The 2017 manifestos seem no less damaging than the last Conservative one

Labour politicians pledge £30bn for the NHS over the next five years.4 They want to “halt and review” sustainability and transformation partnerships and repeal the Health and Social Care Act. They want a National Care Service, and they want to retain waiting time targets in emergency departments. But they don’t mention safe staffing targets.

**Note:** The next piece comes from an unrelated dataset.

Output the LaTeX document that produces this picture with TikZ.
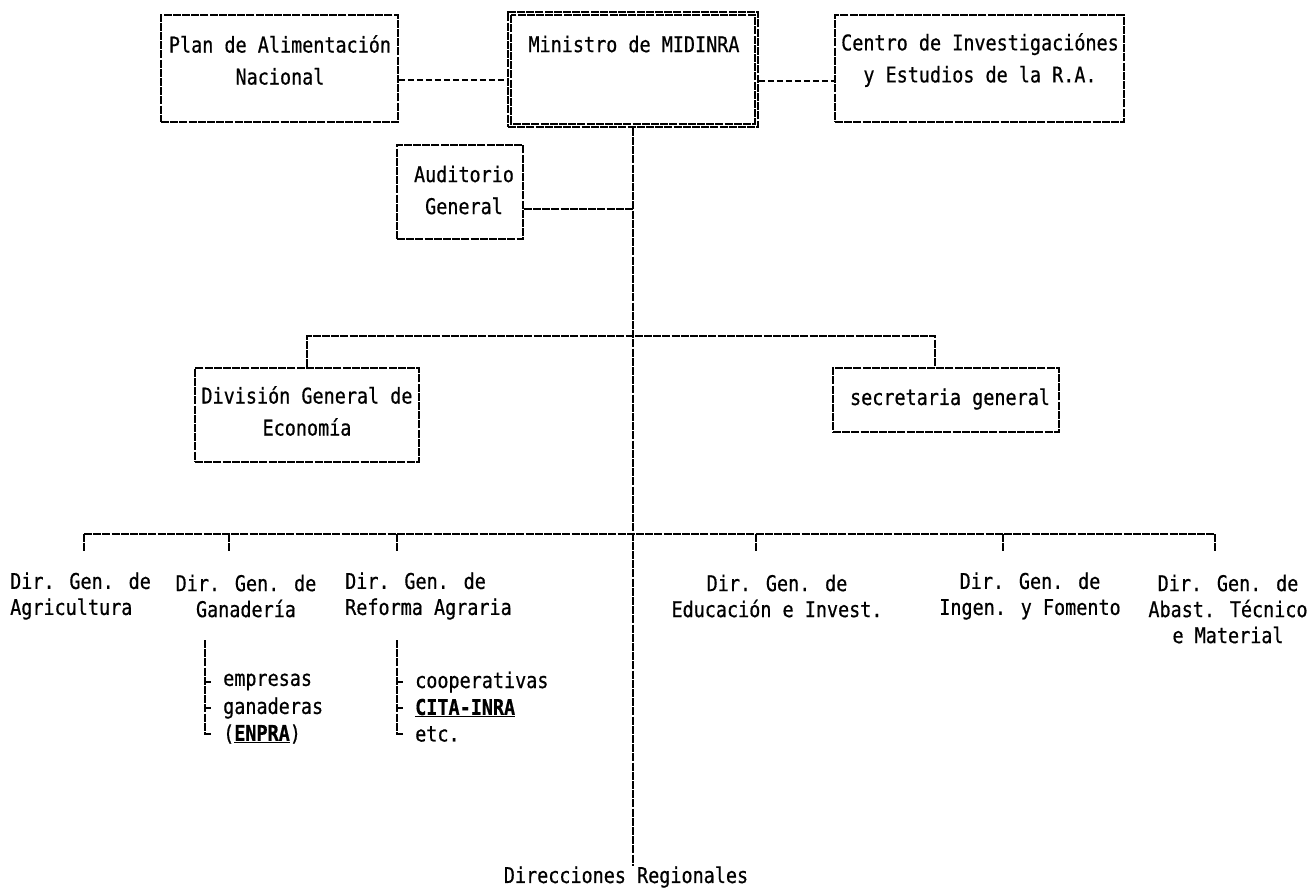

The Liberal Democrats offer £6bn to the NHS through adding a penny on tax.5 On mental health, they want to ensure that “the NHS is not picking up the tab for private malpractice.” Bravo: this needs expanding to include all private screening services. The party contains science geeks, but they too want more Skype consultations despite limited evidence to date on benefits and harms.6

Health policy and manifesto pledges should be based on hard evidence and thorough cost effectiveness calculations. But I see no progress towards that goal in these manifestos. In the current political landscape the NHS is being wilfully failed and left to die on its knees.